1949年9月,兰州、西宁相继解放。我当时在西北野战军第一兵团直属工兵团担任一营营长,与二连指导员刘景西、连长康英勇带领二连,由青海蒙源翻越冰雪祁连山,插入甘肃民乐县,配合步兵第五师第十四团,一举歼灭了国民党骑兵十五旅,于9月18日解放了张掖。在西大街指挥部,王震司令员召见了我,表扬了我们工兵团西进有功,为我们团记了集体三等功,并通令嘉奖,奖给每人三块银元,全团指战员无不欢欣鼓舞。进军新疆的命令下达了,王震同志交给了我们一项特殊任务:进疆后,迅速修复三区革命时被国民党破坏了的玛纳斯大桥。这座大桥是迪化(今乌鲁木齐)通往伊犁、塔城、阿尔泰地区乃至邻国苏联的纽带。部队出发前,王震司令员又与我们工兵团的领导同志长谈了一次。他说:“到了迪化,要分给你们一批学生,他们中间有土木工程技术人员。你们要很好地利用这批知识力量,提高工兵团的技术素质。”他以战略家的眼光告诉我们:解放新疆以后,部队要保卫祖国边疆,更要建设社会主义的新新疆,工兵团要发挥突击队的作用。我们立刻向全团指战员作了传达动员。全团上下群情激昂,士气倍增,纷纷高唱起马寒冰同志为王震司令员的诗谱写的歌曲:“白雪罩祁连,乌云盖山巅,草原秋风狂,凯歌进新疆。”

10月13日,我们西进到迪化,在原国民党军校驻扎下来。第二天,一兵团政治部便将在迪化参军的300多名学生(其中女学生28名)分配给我团。全团举行了欢迎大会,王震司令员和马寒冰同志到会讲了话,勉励我们再接再励,并表扬了这批学生在和平解放新疆时所起到的配合作用。

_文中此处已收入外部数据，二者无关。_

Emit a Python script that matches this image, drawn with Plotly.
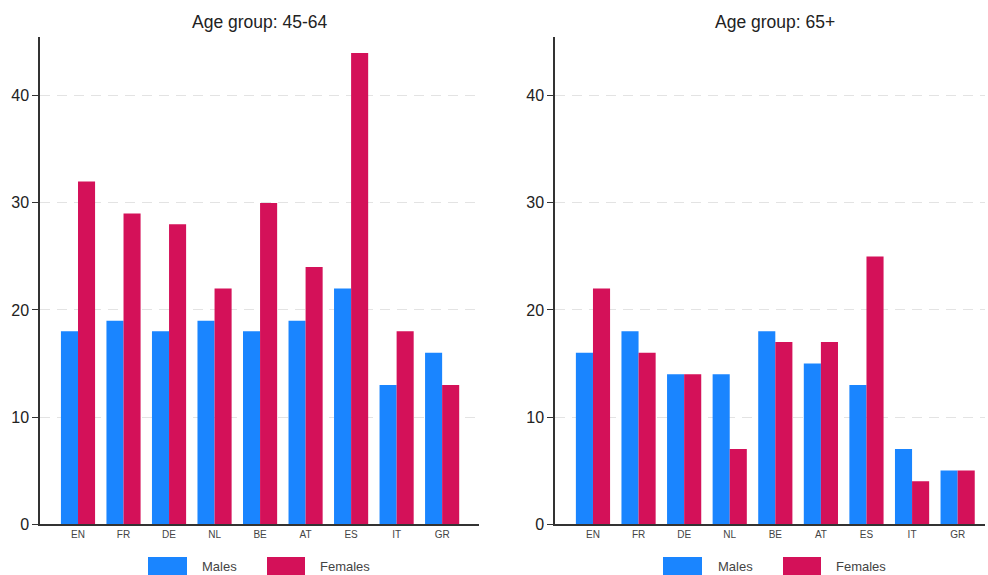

还没来得及浏览一下迪化的市容,王震司令员便召集团长尹保仁、我、刘景西和木工连长范辛来,正式下达了架设玛纳斯河大桥的命令。王震司令员向我们详细介绍了情况。他首先强调指出修桥的战略意义:新疆和平解放了,可是各起义部队仍分散在全疆各地,尚待统一;乌斯满匪徒还有待于进一步剿灭。由于交通阻隔,伊犁、塔城、阿尔泰三区的民族军部队过不来,我人民解放军部队也过不去。开发建设新疆所需要的许多物资,要从苏联进口。无论是政治、经济、军事的需要,修复玛河大桥刻不容缓。为了修桥,曾与交通厅交涉,可他们说至少需要两年时间,而且要1200两黄金,2000银元。苏联领事馆表示,苏联可以支援承担架桥任务,但他们说也要一年半时间,也要1200两黄金,3000银元。司令员说明了这些情况反问我们:“你们说,怎么办?”还有什么可犹豫的呢?我们几个站起身来异口同声地回答:司令员,我们架!“好!这正是我希望听到的回答!”司令员拍着我们的肩膀,兴奋地接着说:“好!力争半年时间拿下大桥行不行?”“行!”我们当时不知哪来的那股劲,就在司令员面前立下了军令状。

10月15日,司令员和马寒冰同志亲临我团驻地,向全团作了鼓舞人心的动员讲话。20日,我与刘景西,连长罗相文带领一营二连来到绥来(今玛纳斯县)。当天即派人与河西的民族军联络,说明我们欲过河勘探架桥的意图。第二天我们到了河西,受到了他们的热忱欢迎。民族军连长米吉提作临时翻译。我们转达了王震司令员向民族军指战员的问候。我们说:“民族军,解放军,我们都是一家人!”这句话不久被谱成维语歌曲,很快在部队里流传起来。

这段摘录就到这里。